++++ Source material

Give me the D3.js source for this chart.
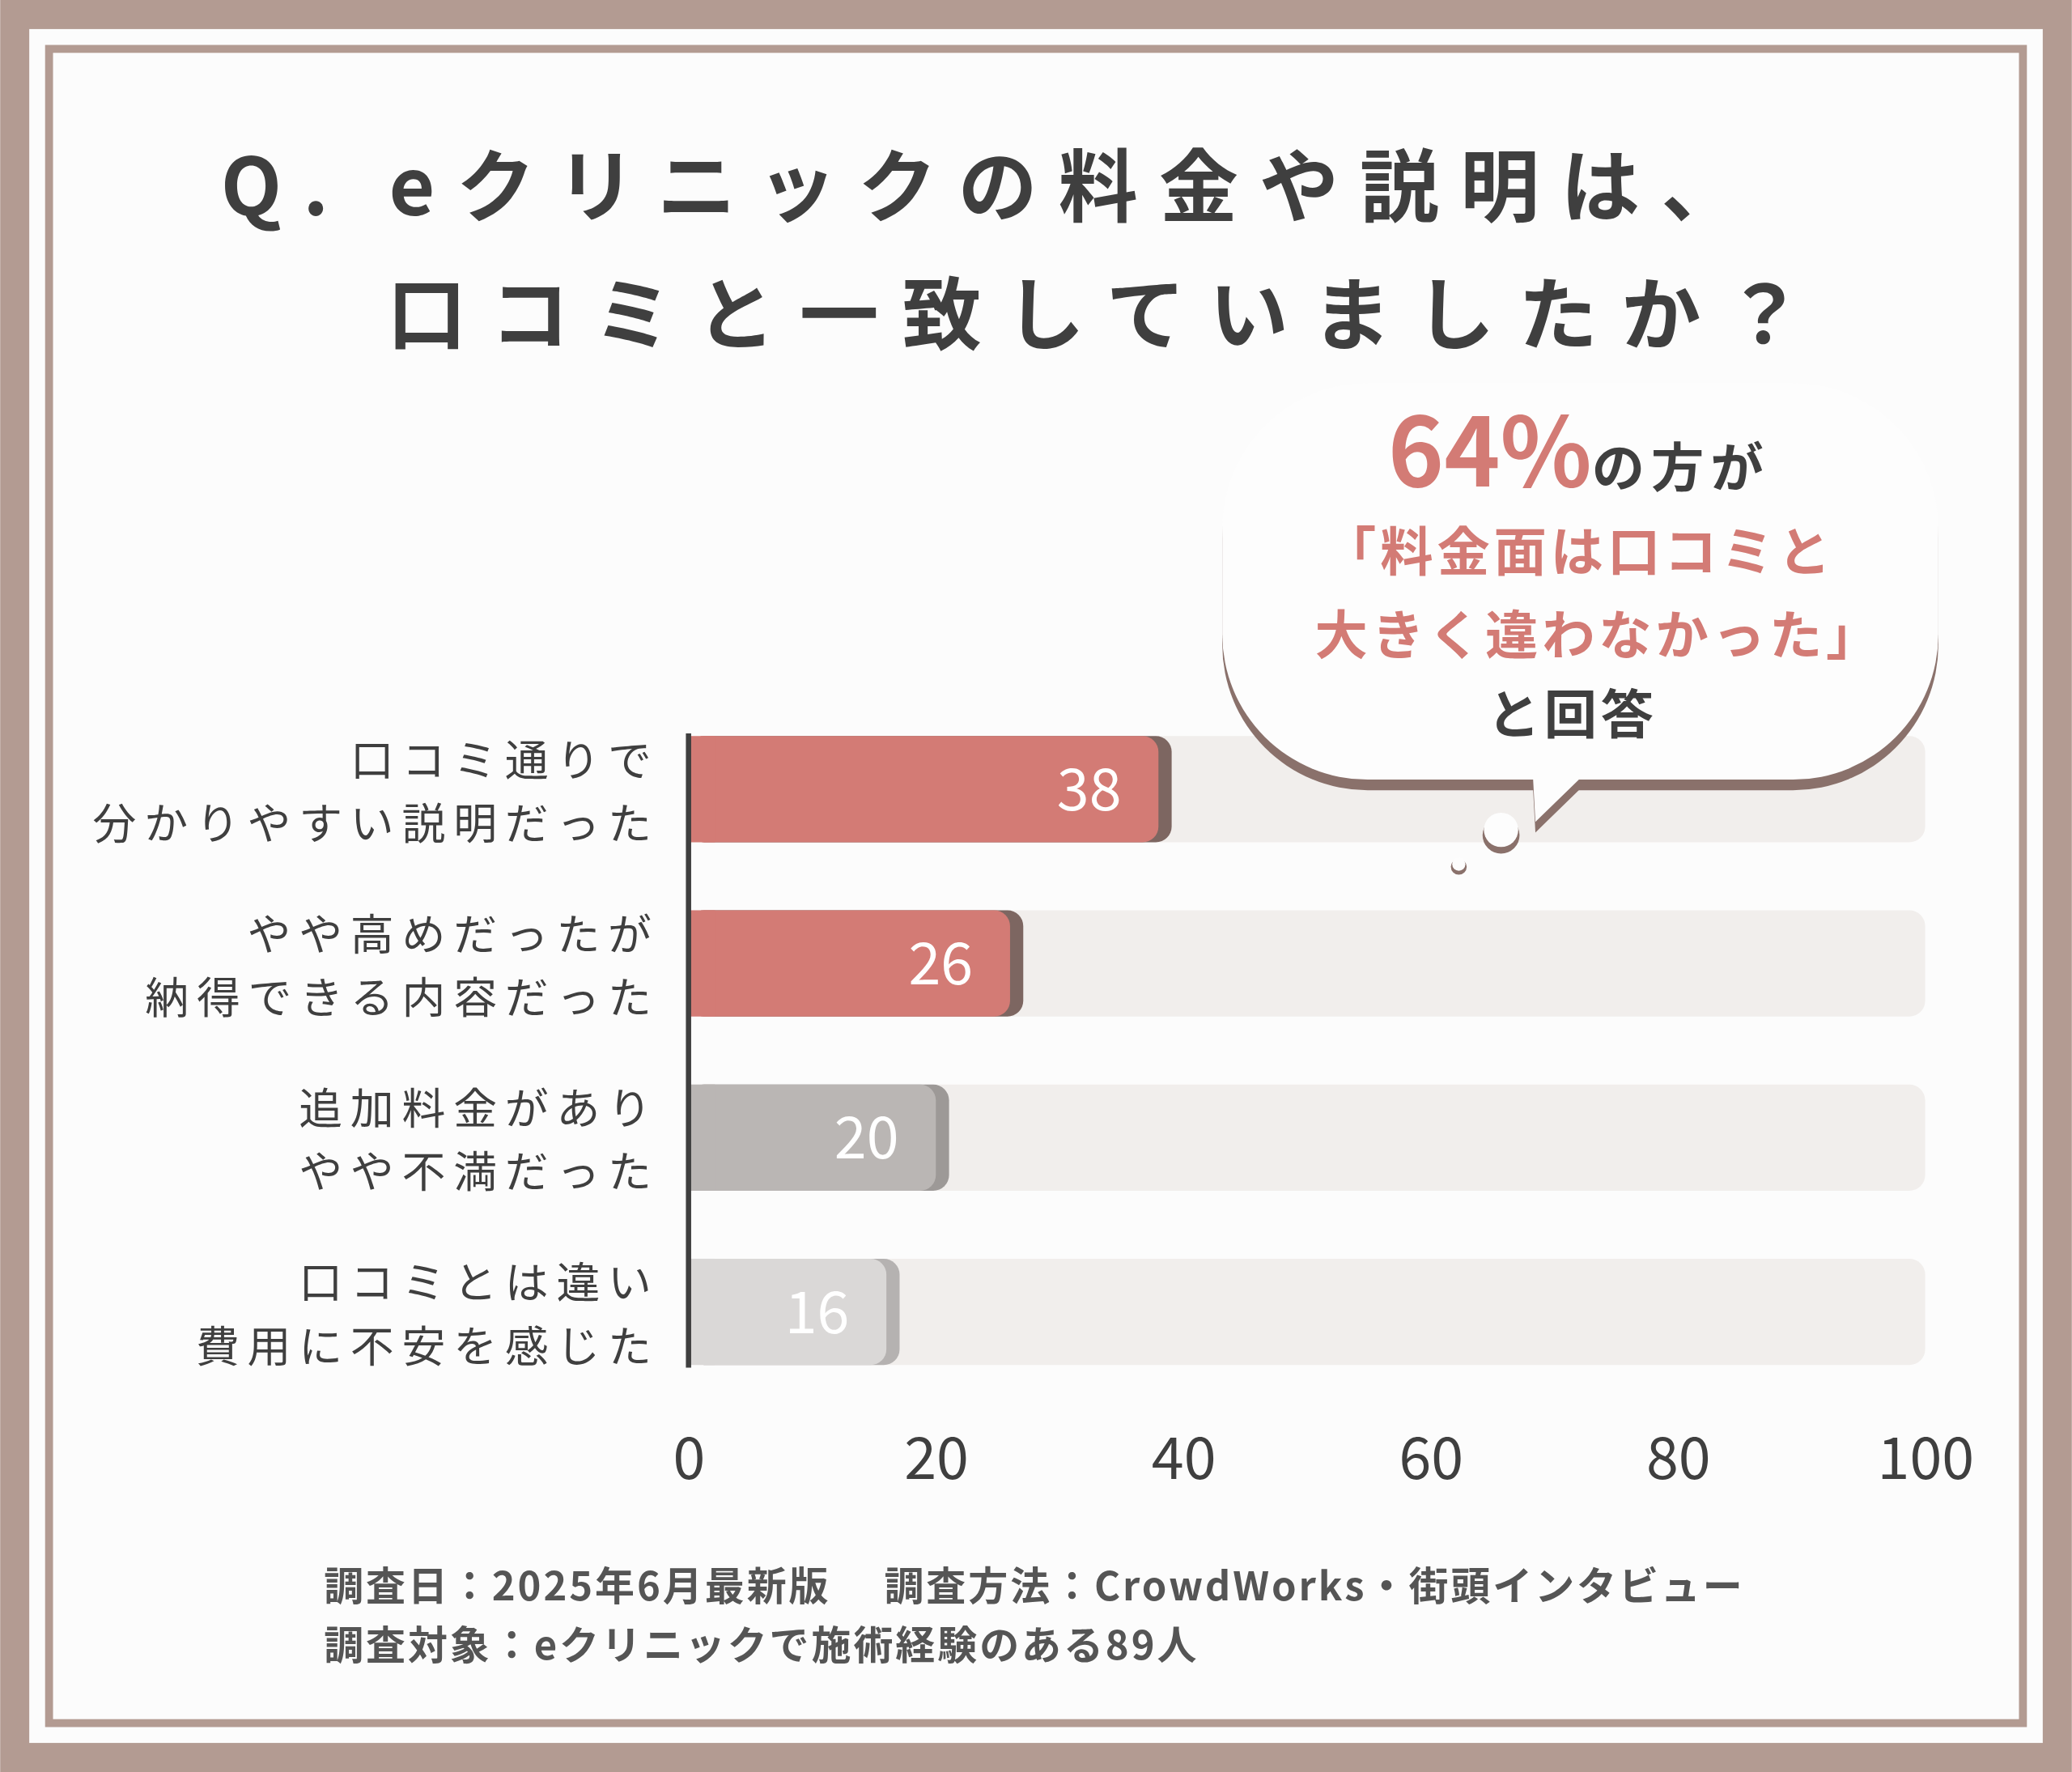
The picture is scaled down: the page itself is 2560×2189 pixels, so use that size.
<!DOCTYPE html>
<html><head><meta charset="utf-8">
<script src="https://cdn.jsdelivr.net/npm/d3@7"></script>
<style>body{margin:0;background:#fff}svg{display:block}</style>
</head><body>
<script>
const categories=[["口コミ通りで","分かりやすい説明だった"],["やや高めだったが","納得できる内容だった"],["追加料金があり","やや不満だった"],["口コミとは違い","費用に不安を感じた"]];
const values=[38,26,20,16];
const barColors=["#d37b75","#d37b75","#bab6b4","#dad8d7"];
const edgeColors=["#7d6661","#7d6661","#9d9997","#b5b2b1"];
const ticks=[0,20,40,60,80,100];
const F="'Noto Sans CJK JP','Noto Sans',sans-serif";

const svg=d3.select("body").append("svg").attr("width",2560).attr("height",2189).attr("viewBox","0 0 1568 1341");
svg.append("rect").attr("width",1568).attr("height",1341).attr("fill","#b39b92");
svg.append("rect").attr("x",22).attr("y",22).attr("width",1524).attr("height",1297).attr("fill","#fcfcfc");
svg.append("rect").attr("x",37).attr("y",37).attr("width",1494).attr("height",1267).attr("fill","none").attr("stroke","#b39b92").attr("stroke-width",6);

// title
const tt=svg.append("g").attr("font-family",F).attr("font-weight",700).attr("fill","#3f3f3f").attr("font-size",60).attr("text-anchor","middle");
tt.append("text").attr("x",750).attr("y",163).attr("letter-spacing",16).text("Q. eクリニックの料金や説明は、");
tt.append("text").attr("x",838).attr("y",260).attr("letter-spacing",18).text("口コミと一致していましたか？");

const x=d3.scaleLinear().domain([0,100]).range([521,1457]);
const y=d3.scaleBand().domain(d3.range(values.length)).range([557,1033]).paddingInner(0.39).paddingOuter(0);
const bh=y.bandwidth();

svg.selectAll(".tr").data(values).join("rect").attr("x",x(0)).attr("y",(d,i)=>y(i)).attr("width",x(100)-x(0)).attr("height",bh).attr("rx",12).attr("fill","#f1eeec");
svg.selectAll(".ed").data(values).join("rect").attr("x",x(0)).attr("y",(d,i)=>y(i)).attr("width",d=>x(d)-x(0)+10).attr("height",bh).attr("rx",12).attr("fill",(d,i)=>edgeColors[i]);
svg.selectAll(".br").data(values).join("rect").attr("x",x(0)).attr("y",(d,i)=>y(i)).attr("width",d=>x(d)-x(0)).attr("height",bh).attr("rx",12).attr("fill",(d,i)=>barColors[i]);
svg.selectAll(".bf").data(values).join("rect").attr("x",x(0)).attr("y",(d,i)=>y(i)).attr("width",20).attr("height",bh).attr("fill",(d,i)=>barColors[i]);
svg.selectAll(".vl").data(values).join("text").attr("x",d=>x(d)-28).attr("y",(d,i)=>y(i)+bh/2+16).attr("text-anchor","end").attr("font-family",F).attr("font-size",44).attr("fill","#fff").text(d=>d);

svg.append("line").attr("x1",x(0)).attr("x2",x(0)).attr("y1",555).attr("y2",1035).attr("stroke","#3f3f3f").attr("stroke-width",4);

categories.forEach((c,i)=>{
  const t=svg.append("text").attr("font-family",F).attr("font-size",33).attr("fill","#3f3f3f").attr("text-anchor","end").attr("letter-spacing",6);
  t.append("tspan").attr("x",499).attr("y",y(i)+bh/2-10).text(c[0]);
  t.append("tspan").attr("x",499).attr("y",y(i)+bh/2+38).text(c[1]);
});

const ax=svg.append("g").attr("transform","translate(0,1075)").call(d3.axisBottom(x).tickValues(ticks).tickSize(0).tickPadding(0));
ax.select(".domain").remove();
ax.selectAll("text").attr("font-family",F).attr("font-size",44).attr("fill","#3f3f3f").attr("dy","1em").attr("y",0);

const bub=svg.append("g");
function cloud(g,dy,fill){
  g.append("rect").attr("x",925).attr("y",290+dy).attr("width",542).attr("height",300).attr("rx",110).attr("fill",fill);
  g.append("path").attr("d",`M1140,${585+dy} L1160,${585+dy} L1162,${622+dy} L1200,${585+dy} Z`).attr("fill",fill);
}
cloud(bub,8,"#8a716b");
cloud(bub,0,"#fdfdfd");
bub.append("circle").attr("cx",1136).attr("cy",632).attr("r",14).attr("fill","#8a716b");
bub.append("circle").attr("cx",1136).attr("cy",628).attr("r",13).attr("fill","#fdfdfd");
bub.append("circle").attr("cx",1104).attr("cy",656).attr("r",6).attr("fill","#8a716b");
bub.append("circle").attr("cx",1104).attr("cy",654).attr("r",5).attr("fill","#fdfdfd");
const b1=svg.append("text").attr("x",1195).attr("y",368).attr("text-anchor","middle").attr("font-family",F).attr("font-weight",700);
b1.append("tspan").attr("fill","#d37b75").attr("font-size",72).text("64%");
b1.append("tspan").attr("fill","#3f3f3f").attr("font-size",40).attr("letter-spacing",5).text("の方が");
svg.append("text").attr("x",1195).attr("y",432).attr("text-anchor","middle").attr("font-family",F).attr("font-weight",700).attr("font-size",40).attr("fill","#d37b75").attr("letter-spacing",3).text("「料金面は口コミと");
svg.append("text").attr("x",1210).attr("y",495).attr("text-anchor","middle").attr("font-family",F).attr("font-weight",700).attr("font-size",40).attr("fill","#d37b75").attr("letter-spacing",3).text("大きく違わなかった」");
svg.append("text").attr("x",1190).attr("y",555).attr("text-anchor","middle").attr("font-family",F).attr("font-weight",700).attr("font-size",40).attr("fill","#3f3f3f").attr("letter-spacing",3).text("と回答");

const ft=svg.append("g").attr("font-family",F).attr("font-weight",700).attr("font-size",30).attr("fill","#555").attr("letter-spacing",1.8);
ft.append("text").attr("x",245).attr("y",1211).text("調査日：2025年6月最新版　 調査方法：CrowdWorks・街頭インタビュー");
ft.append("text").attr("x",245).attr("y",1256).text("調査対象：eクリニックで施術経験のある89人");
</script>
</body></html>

++++++++
++++ Source material

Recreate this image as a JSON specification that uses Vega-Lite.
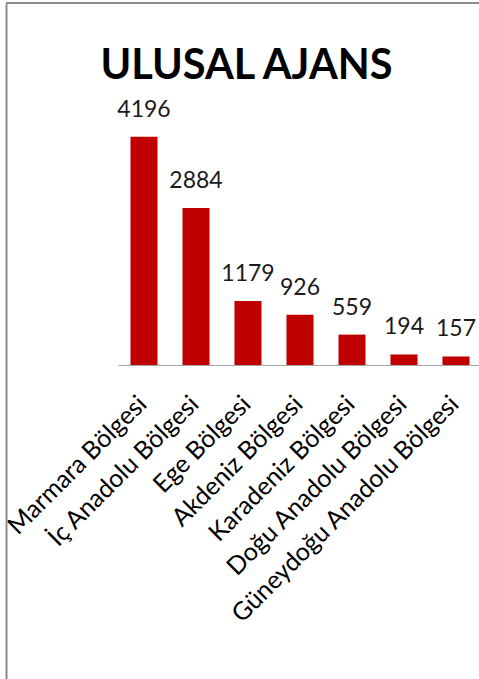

++++++++
++++ Source material

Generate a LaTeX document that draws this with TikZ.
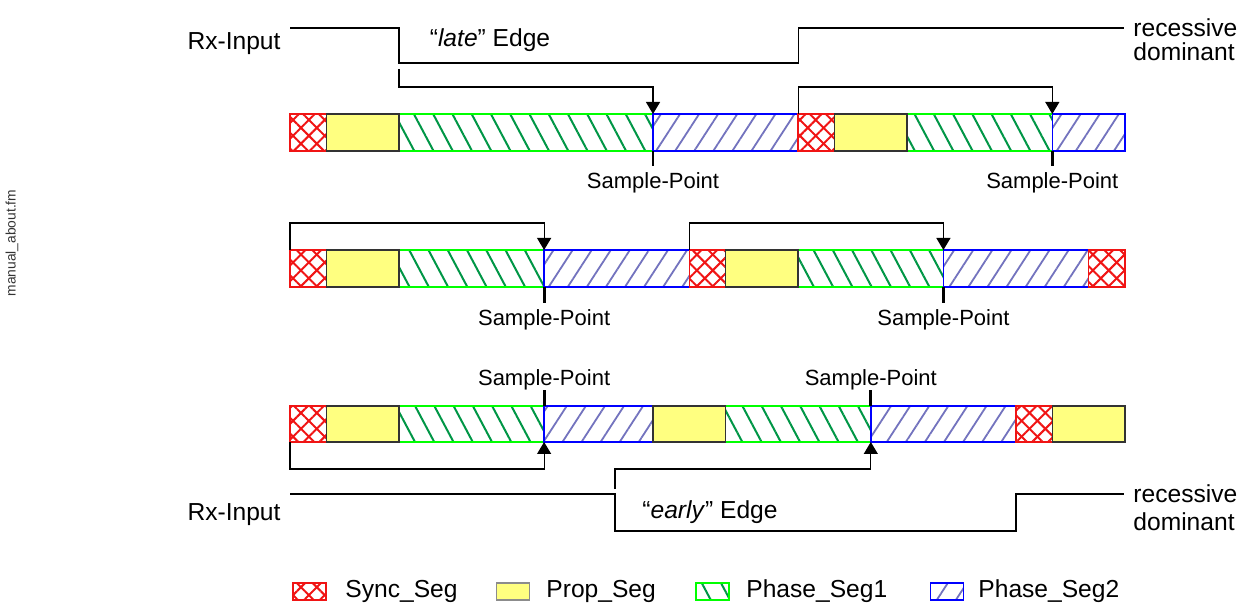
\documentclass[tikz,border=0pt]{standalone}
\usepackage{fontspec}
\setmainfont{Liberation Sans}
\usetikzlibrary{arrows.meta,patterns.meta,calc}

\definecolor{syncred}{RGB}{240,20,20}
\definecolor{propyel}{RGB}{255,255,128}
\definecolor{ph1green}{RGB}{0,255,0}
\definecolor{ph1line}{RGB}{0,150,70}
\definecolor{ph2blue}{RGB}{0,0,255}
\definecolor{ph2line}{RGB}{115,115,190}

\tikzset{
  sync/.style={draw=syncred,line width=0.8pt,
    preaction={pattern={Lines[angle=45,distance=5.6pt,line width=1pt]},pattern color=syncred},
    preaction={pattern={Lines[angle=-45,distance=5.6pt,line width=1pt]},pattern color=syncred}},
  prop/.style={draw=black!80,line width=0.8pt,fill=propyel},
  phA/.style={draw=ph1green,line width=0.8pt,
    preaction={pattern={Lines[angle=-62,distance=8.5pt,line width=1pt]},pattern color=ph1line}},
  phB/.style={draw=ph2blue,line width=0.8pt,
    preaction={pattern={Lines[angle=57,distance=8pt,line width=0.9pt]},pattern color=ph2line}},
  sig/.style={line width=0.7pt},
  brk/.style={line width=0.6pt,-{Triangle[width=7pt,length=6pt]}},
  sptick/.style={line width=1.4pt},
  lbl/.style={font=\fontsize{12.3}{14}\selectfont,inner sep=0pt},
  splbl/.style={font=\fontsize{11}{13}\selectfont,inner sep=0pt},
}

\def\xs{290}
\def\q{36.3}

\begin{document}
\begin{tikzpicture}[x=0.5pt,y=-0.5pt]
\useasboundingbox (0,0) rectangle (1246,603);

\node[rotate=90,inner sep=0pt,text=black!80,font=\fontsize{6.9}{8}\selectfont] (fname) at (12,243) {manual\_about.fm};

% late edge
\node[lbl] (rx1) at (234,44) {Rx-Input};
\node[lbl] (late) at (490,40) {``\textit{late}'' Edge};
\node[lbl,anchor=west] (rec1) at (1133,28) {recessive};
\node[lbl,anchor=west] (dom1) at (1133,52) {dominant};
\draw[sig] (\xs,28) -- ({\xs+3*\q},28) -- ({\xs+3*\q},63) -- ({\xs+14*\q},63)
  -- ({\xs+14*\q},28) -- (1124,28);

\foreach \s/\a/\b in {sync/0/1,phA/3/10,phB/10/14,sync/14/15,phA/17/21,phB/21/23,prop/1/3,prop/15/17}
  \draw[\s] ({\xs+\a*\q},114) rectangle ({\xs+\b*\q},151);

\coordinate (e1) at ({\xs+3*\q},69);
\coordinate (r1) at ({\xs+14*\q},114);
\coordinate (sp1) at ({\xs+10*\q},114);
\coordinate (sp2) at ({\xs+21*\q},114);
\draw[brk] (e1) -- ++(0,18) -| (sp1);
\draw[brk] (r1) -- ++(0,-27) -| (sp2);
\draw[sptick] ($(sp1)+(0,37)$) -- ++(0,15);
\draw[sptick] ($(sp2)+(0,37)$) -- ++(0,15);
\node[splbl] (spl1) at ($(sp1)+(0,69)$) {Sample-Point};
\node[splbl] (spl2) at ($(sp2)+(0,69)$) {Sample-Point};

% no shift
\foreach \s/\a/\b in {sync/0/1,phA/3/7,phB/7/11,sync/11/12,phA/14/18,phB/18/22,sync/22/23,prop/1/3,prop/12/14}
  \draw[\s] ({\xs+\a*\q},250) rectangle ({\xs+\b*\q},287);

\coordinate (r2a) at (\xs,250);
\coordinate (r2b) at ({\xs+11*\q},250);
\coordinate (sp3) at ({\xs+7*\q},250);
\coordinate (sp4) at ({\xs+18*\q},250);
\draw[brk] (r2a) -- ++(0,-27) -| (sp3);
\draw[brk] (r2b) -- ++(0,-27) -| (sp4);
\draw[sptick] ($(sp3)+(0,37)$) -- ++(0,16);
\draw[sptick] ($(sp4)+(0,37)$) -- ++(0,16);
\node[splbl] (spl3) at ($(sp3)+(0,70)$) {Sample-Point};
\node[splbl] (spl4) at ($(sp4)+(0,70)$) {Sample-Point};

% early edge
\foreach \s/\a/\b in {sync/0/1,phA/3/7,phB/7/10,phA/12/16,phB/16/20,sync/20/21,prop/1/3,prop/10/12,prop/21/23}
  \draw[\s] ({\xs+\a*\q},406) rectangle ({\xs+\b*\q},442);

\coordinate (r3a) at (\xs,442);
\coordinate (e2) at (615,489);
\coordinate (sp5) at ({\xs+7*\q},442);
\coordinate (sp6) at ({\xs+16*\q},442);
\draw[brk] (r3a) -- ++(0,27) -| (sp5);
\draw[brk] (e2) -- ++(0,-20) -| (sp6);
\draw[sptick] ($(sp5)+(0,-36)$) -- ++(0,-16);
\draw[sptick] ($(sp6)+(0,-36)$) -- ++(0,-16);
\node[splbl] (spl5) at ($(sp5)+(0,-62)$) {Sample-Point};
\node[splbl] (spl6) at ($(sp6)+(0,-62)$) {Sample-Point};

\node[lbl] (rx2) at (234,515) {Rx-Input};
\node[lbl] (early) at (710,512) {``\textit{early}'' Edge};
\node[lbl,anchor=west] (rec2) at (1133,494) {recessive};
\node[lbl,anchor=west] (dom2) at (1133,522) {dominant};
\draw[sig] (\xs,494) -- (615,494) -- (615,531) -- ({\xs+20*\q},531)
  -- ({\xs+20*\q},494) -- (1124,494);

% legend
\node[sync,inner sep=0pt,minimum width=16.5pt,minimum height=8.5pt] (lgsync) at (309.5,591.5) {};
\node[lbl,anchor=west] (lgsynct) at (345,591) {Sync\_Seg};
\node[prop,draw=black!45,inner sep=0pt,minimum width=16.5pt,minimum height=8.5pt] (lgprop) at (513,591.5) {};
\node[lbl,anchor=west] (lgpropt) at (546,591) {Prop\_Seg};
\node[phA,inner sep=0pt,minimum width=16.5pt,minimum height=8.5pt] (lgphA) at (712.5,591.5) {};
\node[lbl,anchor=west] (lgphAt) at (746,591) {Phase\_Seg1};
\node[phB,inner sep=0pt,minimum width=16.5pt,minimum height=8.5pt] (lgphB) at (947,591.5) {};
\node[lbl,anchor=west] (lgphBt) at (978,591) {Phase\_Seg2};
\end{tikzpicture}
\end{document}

++++++++

Direction
Keep the pictures out, and extract only the lines that begin at the one containing "Give me the D3.js source for this chart." and end at the one containing "Sans CJK JP','Noto", inclusive.

Answer to the task
Give me the D3.js source for this chart.
The picture is scaled down: the page itself is 2560×2189 pixels, so use that size.
<!DOCTYPE html>
<html><head><meta charset="utf-8">
<script src="https://cdn.jsdelivr.net/npm/d3@7"></script>
<style>body{margin:0;background:#fff}svg{display:block}</style>
</head><body>
<script>
const categories=[["口コミ通りで","分かりやすい説明だった"],["やや高めだったが","納得できる内容だった"],["追加料金があり","やや不満だった"],["口コミとは違い","費用に不安を感じた"]];
const values=[38,26,20,16];
const barColors=["#d37b75","#d37b75","#bab6b4","#dad8d7"];
const edgeColors=["#7d6661","#7d6661","#9d9997","#b5b2b1"];
const ticks=[0,20,40,60,80,100];
const F="'Noto Sans CJK JP','Noto Sans',sans-serif";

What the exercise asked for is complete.